Overplanting means to install more wind turbine capacity than the allowed maximum power. The additional power can be used to compensate for losses in the power collection grid and for unavailability, mainly of wind turbines but possibly also of parts of the collection grid.

A certain degree of overplanting will be feasible in large offshore wind power clusters taking into account the current availability of wind turbines, the dynamic line rating, forced cooling of transformers, and the current power market prices.

Dynamic line rating takes advantage of the dependency of the line capacity on the current ambient conditions. Thus, the capacity of overhead transmission lines depends on the wind speed and temperature, while capacity of underground cables depends on the ambient temperature.

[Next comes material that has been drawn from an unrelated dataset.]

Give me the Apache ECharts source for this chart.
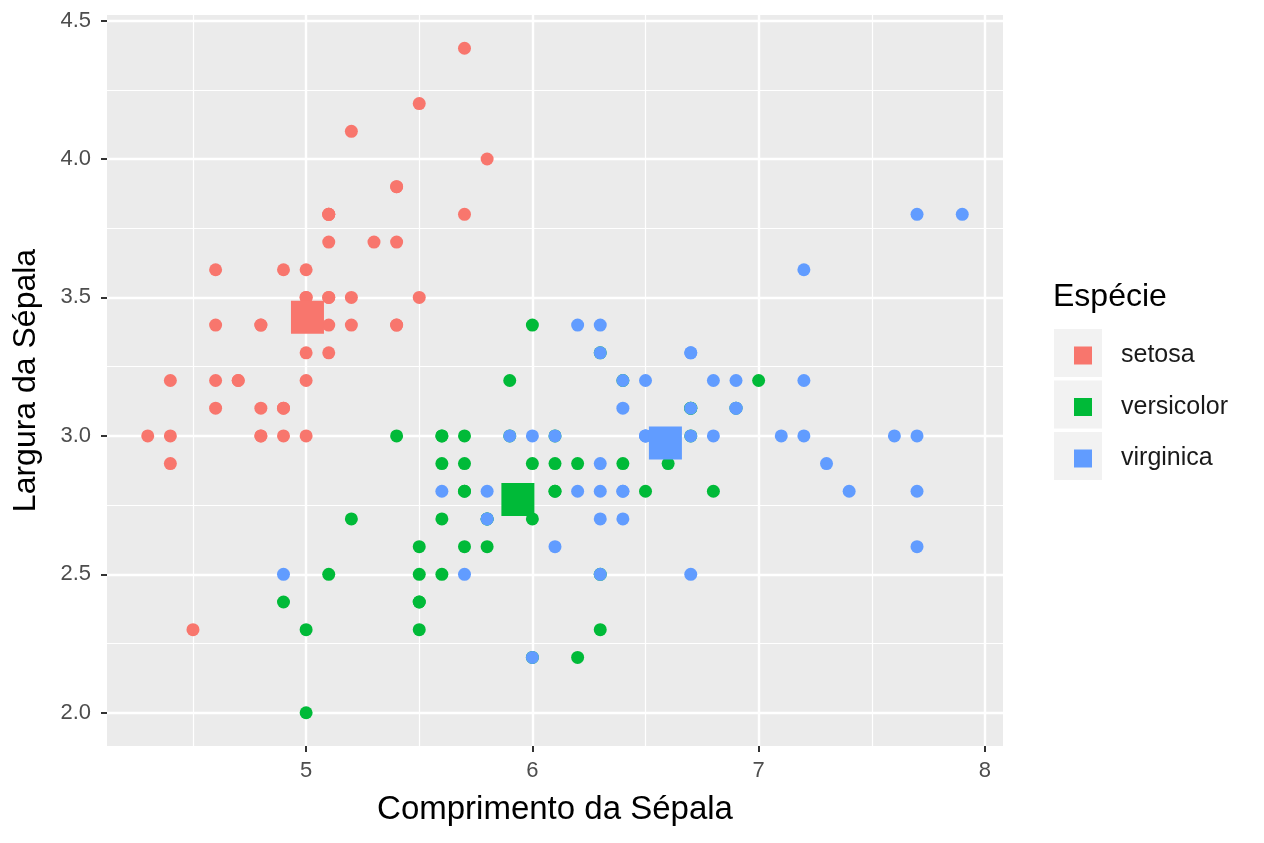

Dynamic line rating is in focus, especially by TSOs with high present or future wind power penetration, because of the increased transmission capacity in windy periods. Likewise, the capacity of offshore cables varies with the water temperature, and this has also a positive correlation with the wind power generation which is highest in the cold periods.

Dynamic line ration has been demonstrated and analysed in the EU TWENTIES project [8], and presently, and a new CIGRÉ working group is formed on the subject. The use of forced cooling to optimise the rating of transformers for offshore wind power plants is also investigated by plant owners [9], and this approach can also be applied to optimise overplanting.